● **Exercise directions**
Write the lines out again, from the top of the material to the line containing "columnspacing=2.35, borderpad=0, borderaxespad=0)", pictures excluded.

|---|

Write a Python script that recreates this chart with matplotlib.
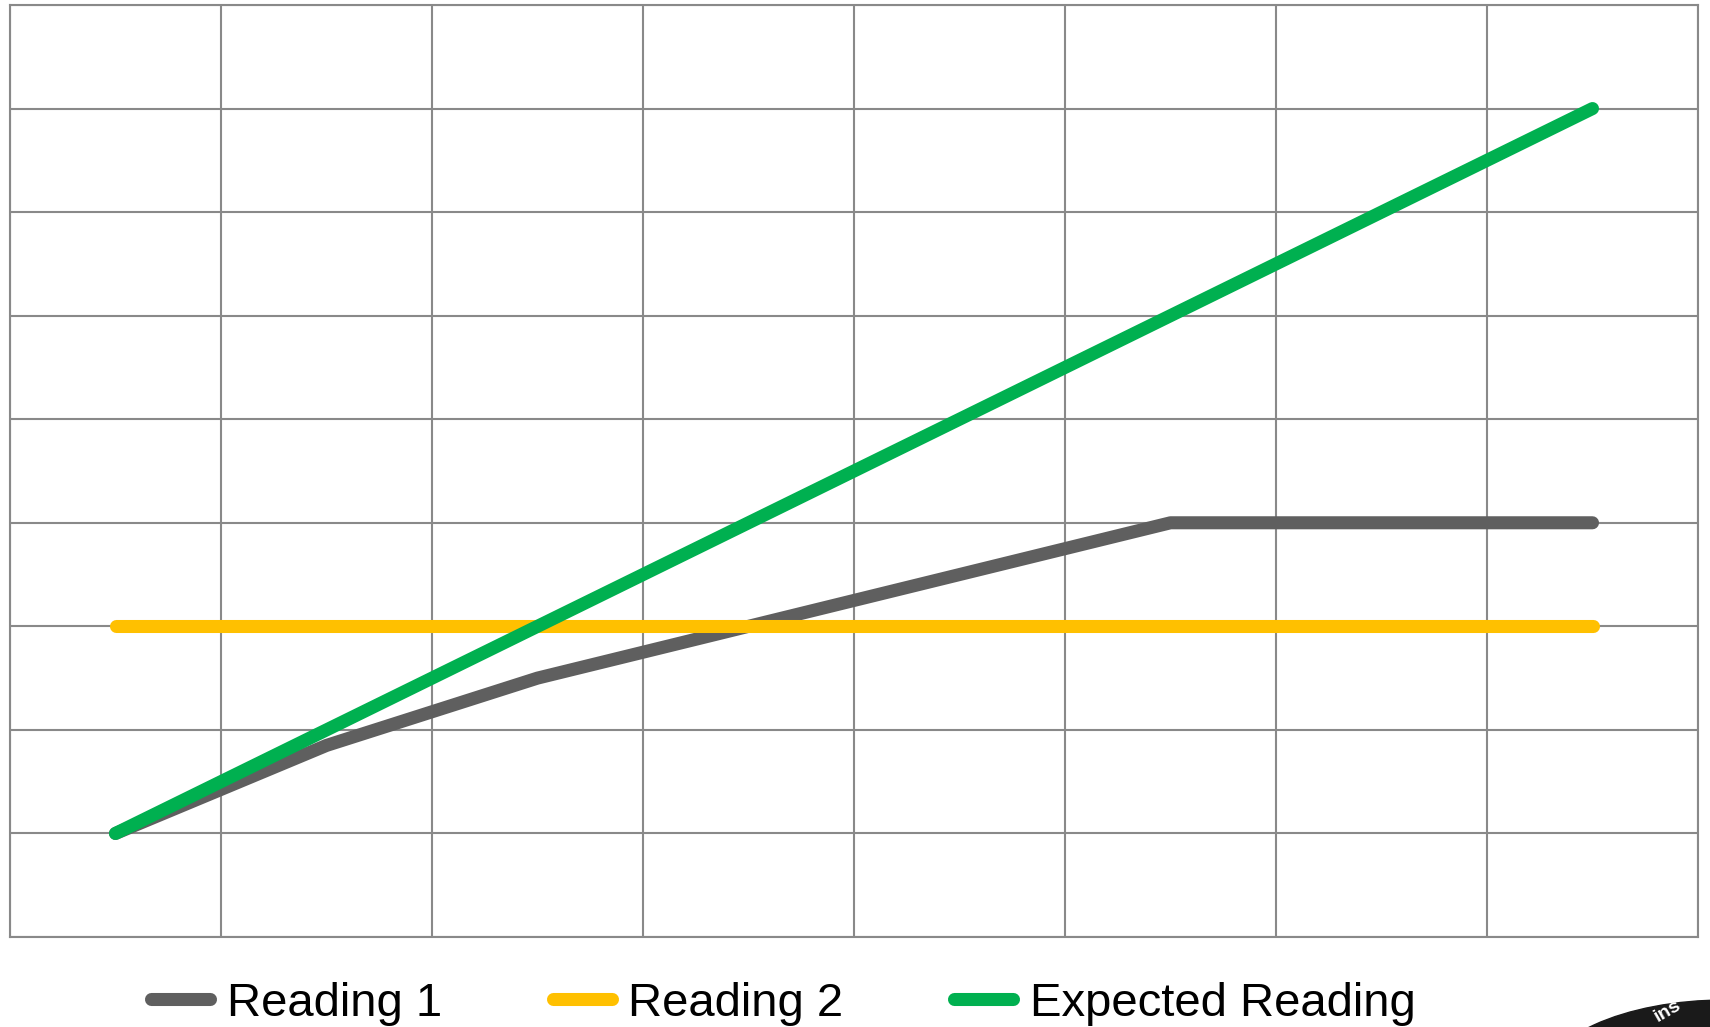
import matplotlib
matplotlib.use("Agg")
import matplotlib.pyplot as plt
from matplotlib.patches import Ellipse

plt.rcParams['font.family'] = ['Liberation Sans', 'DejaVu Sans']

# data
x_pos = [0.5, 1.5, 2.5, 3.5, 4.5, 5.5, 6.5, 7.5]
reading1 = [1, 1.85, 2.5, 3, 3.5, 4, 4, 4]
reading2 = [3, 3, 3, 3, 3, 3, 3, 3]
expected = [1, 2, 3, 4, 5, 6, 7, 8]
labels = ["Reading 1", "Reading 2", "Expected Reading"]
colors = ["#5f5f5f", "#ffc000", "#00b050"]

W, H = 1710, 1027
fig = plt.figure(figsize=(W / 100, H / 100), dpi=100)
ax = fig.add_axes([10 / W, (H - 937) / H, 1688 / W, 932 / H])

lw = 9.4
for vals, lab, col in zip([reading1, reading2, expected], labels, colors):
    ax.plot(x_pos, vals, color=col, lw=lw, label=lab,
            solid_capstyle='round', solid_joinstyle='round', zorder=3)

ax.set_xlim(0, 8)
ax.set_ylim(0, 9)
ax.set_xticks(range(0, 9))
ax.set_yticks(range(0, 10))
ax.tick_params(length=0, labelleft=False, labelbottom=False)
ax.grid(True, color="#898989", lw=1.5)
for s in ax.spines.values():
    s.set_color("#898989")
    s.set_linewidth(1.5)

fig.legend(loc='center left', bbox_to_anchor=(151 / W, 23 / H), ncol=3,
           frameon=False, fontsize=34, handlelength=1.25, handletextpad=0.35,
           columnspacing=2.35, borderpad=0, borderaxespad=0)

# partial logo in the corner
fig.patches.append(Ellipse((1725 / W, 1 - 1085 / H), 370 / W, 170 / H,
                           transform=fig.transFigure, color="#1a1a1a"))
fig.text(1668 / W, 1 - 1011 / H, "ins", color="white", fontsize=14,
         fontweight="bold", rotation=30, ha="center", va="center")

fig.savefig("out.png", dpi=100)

|---|

● **Exercise result**
Write a Python script that recreates this chart with matplotlib.
import matplotlib
matplotlib.use("Agg")
import matplotlib.pyplot as plt
from matplotlib.patches import Ellipse

plt.rcParams['font.family'] = ['Liberation Sans', 'DejaVu Sans']

# data
x_pos = [0.5, 1.5, 2.5, 3.5, 4.5, 5.5, 6.5, 7.5]
reading1 = [1, 1.85, 2.5, 3, 3.5, 4, 4, 4]
reading2 = [3, 3, 3, 3, 3, 3, 3, 3]
expected = [1, 2, 3, 4, 5, 6, 7, 8]
labels = ["Reading 1", "Reading 2", "Expected Reading"]
colors = ["#5f5f5f", "#ffc000", "#00b050"]

W, H = 1710, 1027
fig = plt.figure(figsize=(W / 100, H / 100), dpi=100)
ax = fig.add_axes([10 / W, (H - 937) / H, 1688 / W, 932 / H])

lw = 9.4
for vals, lab, col in zip([reading1, reading2, expected], labels, colors):
    ax.plot(x_pos, vals, color=col, lw=lw, label=lab,
            solid_capstyle='round', solid_joinstyle='round', zorder=3)

ax.set_xlim(0, 8)
ax.set_ylim(0, 9)
ax.set_xticks(range(0, 9))
ax.set_yticks(range(0, 10))
ax.tick_params(length=0, labelleft=False, labelbottom=False)
ax.grid(True, color="#898989", lw=1.5)
for s in ax.spines.values():
    s.set_color("#898989")
    s.set_linewidth(1.5)

fig.legend(loc='center left', bbox_to_anchor=(151 / W, 23 / H), ncol=3,
           frameon=False, fontsize=34, handlelength=1.25, handletextpad=0.35,
           columnspacing=2.35, borderpad=0, borderaxespad=0)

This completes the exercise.